Exercise aim ::
Repeat the material exactly from its first line to the line that includes "const drawZ = [7,6,5,4,3];". Skip pictures.

==========

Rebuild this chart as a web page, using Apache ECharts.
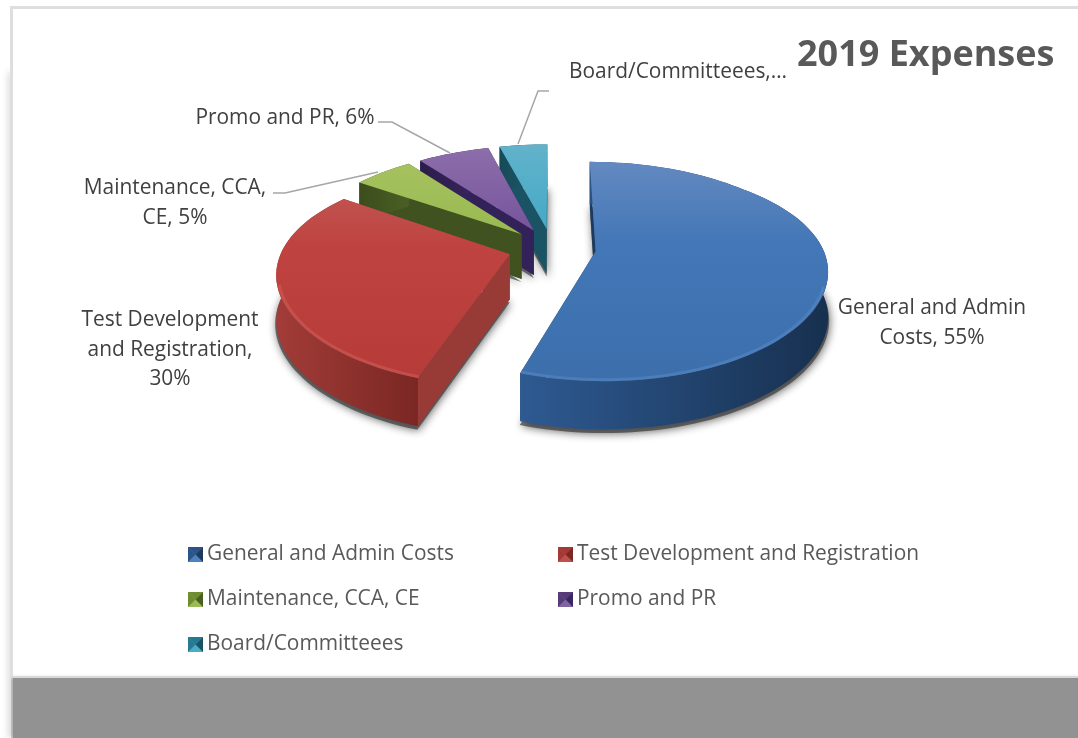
<!DOCTYPE html>
<html><head><meta charset="utf-8">
<style>html,body{margin:0;padding:0;background:#fff}#c{width:1078px;height:738px}</style>
<script src="https://cdn.jsdelivr.net/npm/echarts@6/dist/echarts.min.js"></script>
</head><body><div id="c"></div>
<script>
const titleText = '2019 Expenses';
const categories = ['General and Admin Costs','Test Development and Registration','Maintenance, CCA, CE','Promo and PR','Board/Committeees'];
const values = [55,30,5,6,4];
const labelTexts = ['General and Admin\nCosts, 55%','Test Development\nand Registration,\n30%','Maintenance, CCA,\nCE, 5%','Promo and PR, 6%','Board/Committeees,…'];

const FONT = '"Open Sans","Noto Sans",sans-serif';
const faceTop  = ['#6a8dc2','#c2625f','#a9c463','#8d6fab','#62b2ca'];
const faceMid  = ['#4377b7','#bf4441','#97b84f','#74509a','#3fa9c6'];
const faceLow  = ['#3c6eab','#b63b38','#8fb045','#6c4790','#38a2bf'];
const wallA    = ['#2e5a92','#a23c38','#4a5f24','#3a2760','#1e5f72'];
const wallB    = ['#17304f','#7a2723','#3b4d1c','#2c1c4a','#174a58'];
const sideWall = ['#1d3a60','#983a36','#3f5220','#33215a','#1a5364'];
const rimLight = ['#5587c4','#cf5a56','#aacb60','#8b68b0','#58bcd8'];
const legendDark=['#1c3a5f','#7d2723','#4a5f24','#3a2760','#1a5364'];
const legendMid =['#2b5489','#a43a36','#6f8c33','#573a78','#257a91'];
const legendBase=['#4f81bd','#c0504d','#9bbb59','#8064a2','#4bacc6'];

const labelLayout = [[932,323,'center'],[170,350,'center'],[175,203,'center'],[285,118,'center'],[569,72,'left']];
const leaderPaths = [null,null,[[273,193],[285,193],[378,172]],[[378,122],[392,122],[450,153]],[[549,91],[538,91],[518,144]]];
const legendSlots = [[188,553],[558,553],[188,598],[558,598],[188,643]];
const drawZ = [7,6,5,4,3];

// pie projection
const Cx=552,Cy=248,R=227,EXPL=44,SQ=0.452,PERSP=0.2,DEPTH=45;
const total = values.reduce((a,b)=>a+b,0);
function proj(u,v,drop){
  const k=1/(1+PERSP*v/R);
  return [Cx+u*Math.pow(k,0.8), Cy-SQ*v*k-Math.max(0,v-150)*0.04+(drop?DEPTH*Math.pow(k,0.3):0)];
}
function sliceGeom(i){
  let before=0; for(let j=0;j<i;j++) before+=values[j];
  const a0=before/total*2*Math.PI, a1=(before+values[i])/total*2*Math.PI, mid=(a0+a1)/2;
  const ex=EXPL*Math.sin(mid), ey=EXPL*Math.cos(mid);
  const n=Math.max(4,Math.ceil((a1-a0)/(Math.PI/90)));
  const arc=(drop,r)=>{const a=[];for(let t=0;t<=n;t++){const th=a0+(a1-a0)*t/n;a.push(proj(ex+r*Math.sin(th),ey+r*Math.cos(th),drop));}return a;};
  return {ex,ey,arc,apex:d=>proj(ex,ey,d)};
}
const grad=(x,y,x2,y2,stops)=>({type:'linear',x,y,x2,y2,global:true,colorStops:stops.map((c,i)=>({offset:c[0],color:c[1]}))});

function makeRender(i){
  return function(params,api){
    const g=sliceGeom(i), top=g.arc(false,R), bot=g.arc(true,R), ax=g.apex(false), ab=g.apex(true);
    const kids=[];
    // soft shadow below the base
    const sh=g.arc(true,R+1).map(p=>[p[0],p[1]+3]);
    kids.push({type:'polygon',shape:{points:[[ab[0],ab[1]+3]].concat(sh)},
      style:{fill:'rgba(60,60,60,0.7)',shadowBlur:9,shadowColor:'rgba(30,30,30,0.9)',shadowOffsetX:1,shadowOffsetY:1}});
    // radial cut walls
    const first=top[0],last=top[top.length-1],fb=bot[0],lb=bot[bot.length-1];
    kids.push({type:'polygon',shape:{points:[ax,first,fb,ab]},style:{fill:sideWall[i]}});
    kids.push({type:'polygon',shape:{points:[ax,last,lb,ab]},style:{fill:sideWall[i]}});
    // outer rim wall
    const xs=top.map(p=>p[0]);const minX=Math.min.apply(null,xs),maxX=Math.max.apply(null,xs);
    kids.push({type:'polygon',shape:{points:top.concat(bot.slice().reverse())},
      style:{fill:grad(i===0?minX:maxX,0,i===0?maxX:minX,0,i===1?[[0,wallB[1]],[1,wallA[1]]]:[[0,wallA[i]],[1,wallB[i]]])}});
    // top face
    kids.push({type:'polygon',shape:{points:[ax].concat(top)},
      style:{fill:grad(0,145,0,390,[[0,faceTop[i]],[0.4,faceMid[i]],[1,faceLow[i]]])}});
    // highlight on the near rim, kept just inside the edge
    const near=g.arc(false,R-2).filter(p=>p[1]>Cy+36);
    if(near.length>2){
      kids.push({type:'polyline',shape:{points:near},style:{fill:null,stroke:rimLight[i],lineWidth:3,opacity:0.6}});
    }
    // leader + data label
    if(leaderPaths[i]) kids.push({type:'polyline',shape:{points:leaderPaths[i]},style:{fill:null,stroke:'#a6a6a6',lineWidth:1.5}});
    const L=labelLayout[i];
    kids.push({type:'text',style:{text:labelTexts[i],x:L[0],y:L[1],align:L[2],verticalAlign:'middle',
      fill:'#404040',font:'20.9px '+FONT,lineHeight:29.5}});
    return {type:'group',children:kids};
  };
}
const series=categories.map((name,i)=>({
  type:'custom',name,coordinateSystem:'none',z:drawZ[i],silent:true,animation:false,
  itemStyle:{color:legendBase[i]},
  data:[values[i]],renderItem:makeRender(i)
}));
const legends=categories.map((name,i)=>({
  show:true,data:[name],orient:'horizontal',left:legendSlots[i][0],top:legendSlots[i][1]-13,padding:0,
  itemWidth:15,itemHeight:15,itemGap:0,icon:'rect',selectedMode:false,
  textStyle:{color:'#595959',fontFamily:FONT,fontSize:20.9,padding:[1,0,0,-1],lineHeight:28}
}));
const swatch=[];
categories.forEach((n,i)=>{
  const x=legendSlots[i][0],y=legendSlots[i][1]-6,s=15,c=[x+s/2,y+s/2];
  const tri=(a,b,col)=>swatch.push({type:'polygon',z:20,silent:true,shape:{points:[a,b,c]},style:{fill:col}});
  tri([x,y],[x+s,y],legendMid[i]);
  tri([x,y],[x,y+s],legendMid[i]);
  tri([x+s,y],[x+s,y+s],legendDark[i]);
});
const frame=[
  {type:'rect',z:-6,silent:true,shape:{x:11,y:72,width:2,height:666},style:{fill:'#d0d0d0',shadowBlur:6,shadowColor:'rgba(0,0,0,0.35)',shadowOffsetX:-2}},
  {type:'rect',z:-5,silent:true,shape:{x:10,y:6,width:1068,height:3},style:{fill:'#dedede'}},
  {type:'rect',z:-5,silent:true,shape:{x:10,y:6,width:3,height:672},style:{fill:'#dedede'}},
  {type:'rect',z:-4,silent:true,shape:{x:13,y:9,width:1065,height:668},style:{fill:'#ffffff'}},
  {type:'rect',z:-4,silent:true,shape:{x:13,y:678,width:1065,height:60},style:{fill:'#929292',shadowBlur:4,shadowColor:'rgba(0,0,0,0.35)'}},
  {type:'rect',z:-3,silent:true,shape:{x:12,y:676,width:1066,height:2},style:{fill:'#d8d8d8'}}
];
const chart=echarts.init(document.getElementById('c'),null,{renderer:'canvas'});
chart.setOption({
  animation:false,backgroundColor:'#ffffff',
  title:{text:titleText,left:797,top:38,padding:0,textStyle:{fontFamily:FONT,fontSize:36,fontWeight:'bold',color:'#595959'}},
  legend:legends,series,graphic:{elements:frame.concat(swatch)}
});
</script></body></html>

==========

Complete output ::
Rebuild this chart as a web page, using Apache ECharts.
<!DOCTYPE html>
<html><head><meta charset="utf-8">
<style>html,body{margin:0;padding:0;background:#fff}#c{width:1078px;height:738px}</style>
<script src="https://cdn.jsdelivr.net/npm/echarts@6/dist/echarts.min.js"></script>
</head><body><div id="c"></div>
<script>
const titleText = '2019 Expenses';
const categories = ['General and Admin Costs','Test Development and Registration','Maintenance, CCA, CE','Promo and PR','Board/Committeees'];
const values = [55,30,5,6,4];
const labelTexts = ['General and Admin\nCosts, 55%','Test Development\nand Registration,\n30%','Maintenance, CCA,\nCE, 5%','Promo and PR, 6%','Board/Committeees,…'];

const FONT = '"Open Sans","Noto Sans",sans-serif';
const faceTop  = ['#6a8dc2','#c2625f','#a9c463','#8d6fab','#62b2ca'];
const faceMid  = ['#4377b7','#bf4441','#97b84f','#74509a','#3fa9c6'];
const faceLow  = ['#3c6eab','#b63b38','#8fb045','#6c4790','#38a2bf'];
const wallA    = ['#2e5a92','#a23c38','#4a5f24','#3a2760','#1e5f72'];
const wallB    = ['#17304f','#7a2723','#3b4d1c','#2c1c4a','#174a58'];
const sideWall = ['#1d3a60','#983a36','#3f5220','#33215a','#1a5364'];
const rimLight = ['#5587c4','#cf5a56','#aacb60','#8b68b0','#58bcd8'];
const legendDark=['#1c3a5f','#7d2723','#4a5f24','#3a2760','#1a5364'];
const legendMid =['#2b5489','#a43a36','#6f8c33','#573a78','#257a91'];
const legendBase=['#4f81bd','#c0504d','#9bbb59','#8064a2','#4bacc6'];

const labelLayout = [[932,323,'center'],[170,350,'center'],[175,203,'center'],[285,118,'center'],[569,72,'left']];
const leaderPaths = [null,null,[[273,193],[285,193],[378,172]],[[378,122],[392,122],[450,153]],[[549,91],[538,91],[518,144]]];
const legendSlots = [[188,553],[558,553],[188,598],[558,598],[188,643]];
const drawZ = [7,6,5,4,3];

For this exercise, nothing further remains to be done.